▸ **WORK TO COMPLETE**:
Below is a listing; write it out exactly and drop any images from it.

** START **

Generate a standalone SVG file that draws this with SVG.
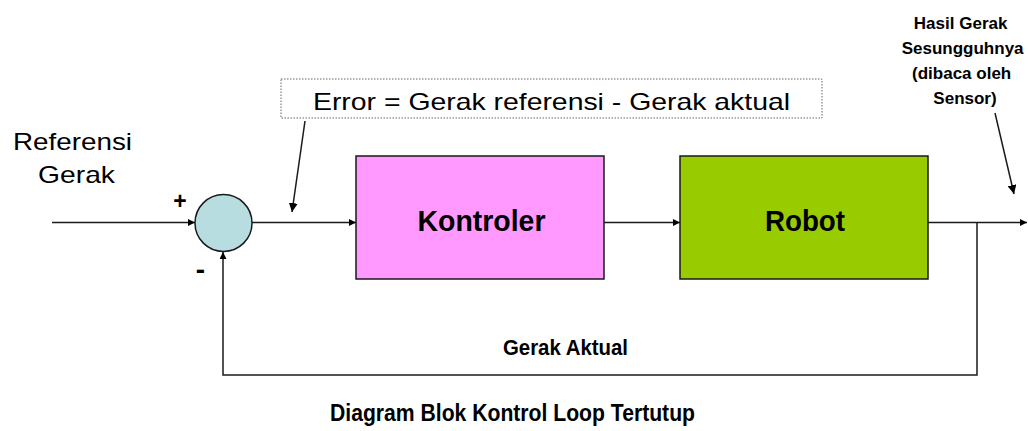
<svg xmlns="http://www.w3.org/2000/svg" width="1028" height="431" viewBox="0 0 1028 431">
<style>
.ln{fill:none;stroke:#1a1a1a;stroke-width:1.5}
.box{stroke:#1a1a1a;stroke-width:1.5}
.t{font-family:"Liberation Sans",Arial,sans-serif;fill:#000}
.b{font-weight:bold}
</style>
<defs>
<marker id="ah" viewBox="0 0 10 10" refX="10" refY="5" markerWidth="7" markerHeight="7" markerUnits="userSpaceOnUse" orient="auto">
<path d="M0,0 L10,5 L0,10 z" fill="#000"/>
</marker>
<marker id="ah2" viewBox="0 0 10 10" refX="10" refY="5" markerWidth="9" markerHeight="9" markerUnits="userSpaceOnUse" orient="auto">
<path d="M0,0 L10,5 L0,10 z" fill="#000"/>
</marker>
</defs>
<rect width="1028" height="431" fill="#fff"/>

<g id="connectors">
<line class="ln" x1="52" y1="222.5" x2="195" y2="222.5" marker-end="url(#ah)"/>
<line class="ln" x1="252" y1="222.5" x2="356" y2="222.5" marker-end="url(#ah)"/>
<line class="ln" x1="604" y1="222.5" x2="680" y2="222.5" marker-end="url(#ah)"/>
<line class="ln" x1="928" y1="222.5" x2="1027" y2="222.5" marker-end="url(#ah)"/>
<polyline class="ln" points="977,222.5 977,375 223,375 223,252" marker-end="url(#ah)"/>
<line class="ln" x1="305" y1="121" x2="292" y2="212" marker-end="url(#ah2)"/>
<line class="ln" x1="995" y1="113" x2="1014" y2="194" marker-end="url(#ah2)"/>
</g>

<g id="sum">
<circle cx="223.5" cy="223" r="28.5" fill="#b7dde0" class="box"/>
<text class="t b" x="180" y="208.5" font-size="23" text-anchor="middle">+</text>
<text class="t b" x="200.5" y="279" font-size="28" text-anchor="middle">-</text>
</g>

<g id="kontroler">
<rect class="box" x="356" y="156" width="248" height="123" fill="#ff99ff"/>
<text class="t b" x="481.5" y="230.5" font-size="30" text-anchor="middle" textLength="128" lengthAdjust="spacingAndGlyphs">Kontroler</text>
</g>

<g id="robot">
<rect class="box" x="680" y="156" width="248" height="123" fill="#99cc00"/>
<text class="t b" x="805" y="230.5" font-size="30" text-anchor="middle" textLength="80" lengthAdjust="spacingAndGlyphs">Robot</text>
</g>

<g id="error-label">
<rect x="281" y="79" width="541" height="39" fill="#fff" stroke="#666" stroke-width="1" stroke-dasharray="1.5 1.5"/>
<text class="t" x="313" y="109.5" font-size="24" textLength="477" lengthAdjust="spacingAndGlyphs">Error = Gerak referensi - Gerak aktual</text>
</g>

<g id="referensi">
<text class="t" x="13" y="150" font-size="24" textLength="119" lengthAdjust="spacingAndGlyphs">Referensi</text>
<text class="t" x="38" y="183" font-size="24" textLength="77" lengthAdjust="spacingAndGlyphs">Gerak</text>
</g>

<g id="hasil">
<text class="t b" font-size="17" text-anchor="middle">
<tspan x="963" y="29">Hasil Gerak</tspan>
<tspan x="965" y="54">Sesungguhnya</tspan>
<tspan x="964" y="79">(dibaca oleh</tspan>
<tspan x="965" y="104">Sensor)</tspan>
</text>
</g>

<g id="gerak-aktual">
<text class="t b" x="503" y="355" font-size="22" textLength="125" lengthAdjust="spacingAndGlyphs">Gerak Aktual</text>
</g>

<g id="title">
<text class="t b" x="330" y="421" font-size="23" textLength="365" lengthAdjust="spacingAndGlyphs">Diagram Blok Kontrol Loop Tertutup</text>
</g>
</svg>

** END **

▸ **THE RESPONSE**:
Generate a standalone SVG file that draws this with SVG.
<svg xmlns="http://www.w3.org/2000/svg" width="1028" height="431" viewBox="0 0 1028 431">
<style>
.ln{fill:none;stroke:#1a1a1a;stroke-width:1.5}
.box{stroke:#1a1a1a;stroke-width:1.5}
.t{font-family:"Liberation Sans",Arial,sans-serif;fill:#000}
.b{font-weight:bold}
</style>
<defs>
<marker id="ah" viewBox="0 0 10 10" refX="10" refY="5" markerWidth="7" markerHeight="7" markerUnits="userSpaceOnUse" orient="auto">
<path d="M0,0 L10,5 L0,10 z" fill="#000"/>
</marker>
<marker id="ah2" viewBox="0 0 10 10" refX="10" refY="5" markerWidth="9" markerHeight="9" markerUnits="userSpaceOnUse" orient="auto">
<path d="M0,0 L10,5 L0,10 z" fill="#000"/>
</marker>
</defs>
<rect width="1028" height="431" fill="#fff"/>

<g id="connectors">
<line class="ln" x1="52" y1="222.5" x2="195" y2="222.5" marker-end="url(#ah)"/>
<line class="ln" x1="252" y1="222.5" x2="356" y2="222.5" marker-end="url(#ah)"/>
<line class="ln" x1="604" y1="222.5" x2="680" y2="222.5" marker-end="url(#ah)"/>
<line class="ln" x1="928" y1="222.5" x2="1027" y2="222.5" marker-end="url(#ah)"/>
<polyline class="ln" points="977,222.5 977,375 223,375 223,252" marker-end="url(#ah)"/>
<line class="ln" x1="305" y1="121" x2="292" y2="212" marker-end="url(#ah2)"/>
<line class="ln" x1="995" y1="113" x2="1014" y2="194" marker-end="url(#ah2)"/>
</g>

<g id="sum">
<circle cx="223.5" cy="223" r="28.5" fill="#b7dde0" class="box"/>
<text class="t b" x="180" y="208.5" font-size="23" text-anchor="middle">+</text>
<text class="t b" x="200.5" y="279" font-size="28" text-anchor="middle">-</text>
</g>

<g id="kontroler">
<rect class="box" x="356" y="156" width="248" height="123" fill="#ff99ff"/>
<text class="t b" x="481.5" y="230.5" font-size="30" text-anchor="middle" textLength="128" lengthAdjust="spacingAndGlyphs">Kontroler</text>
</g>

<g id="robot">
<rect class="box" x="680" y="156" width="248" height="123" fill="#99cc00"/>
<text class="t b" x="805" y="230.5" font-size="30" text-anchor="middle" textLength="80" lengthAdjust="spacingAndGlyphs">Robot</text>
</g>

<g id="error-label">
<rect x="281" y="79" width="541" height="39" fill="#fff" stroke="#666" stroke-width="1" stroke-dasharray="1.5 1.5"/>
<text class="t" x="313" y="109.5" font-size="24" textLength="477" lengthAdjust="spacingAndGlyphs">Error = Gerak referensi - Gerak aktual</text>
</g>

<g id="referensi">
<text class="t" x="13" y="150" font-size="24" textLength="119" lengthAdjust="spacingAndGlyphs">Referensi</text>
<text class="t" x="38" y="183" font-size="24" textLength="77" lengthAdjust="spacingAndGlyphs">Gerak</text>
</g>

<g id="hasil">
<text class="t b" font-size="17" text-anchor="middle">
<tspan x="963" y="29">Hasil Gerak</tspan>
<tspan x="965" y="54">Sesungguhnya</tspan>
<tspan x="964" y="79">(dibaca oleh</tspan>
<tspan x="965" y="104">Sensor)</tspan>
</text>
</g>

<g id="gerak-aktual">
<text class="t b" x="503" y="355" font-size="22" textLength="125" lengthAdjust="spacingAndGlyphs">Gerak Aktual</text>
</g>

<g id="title">
<text class="t b" x="330" y="421" font-size="23" textLength="365" lengthAdjust="spacingAndGlyphs">Diagram Blok Kontrol Loop Tertutup</text>
</g>
</svg>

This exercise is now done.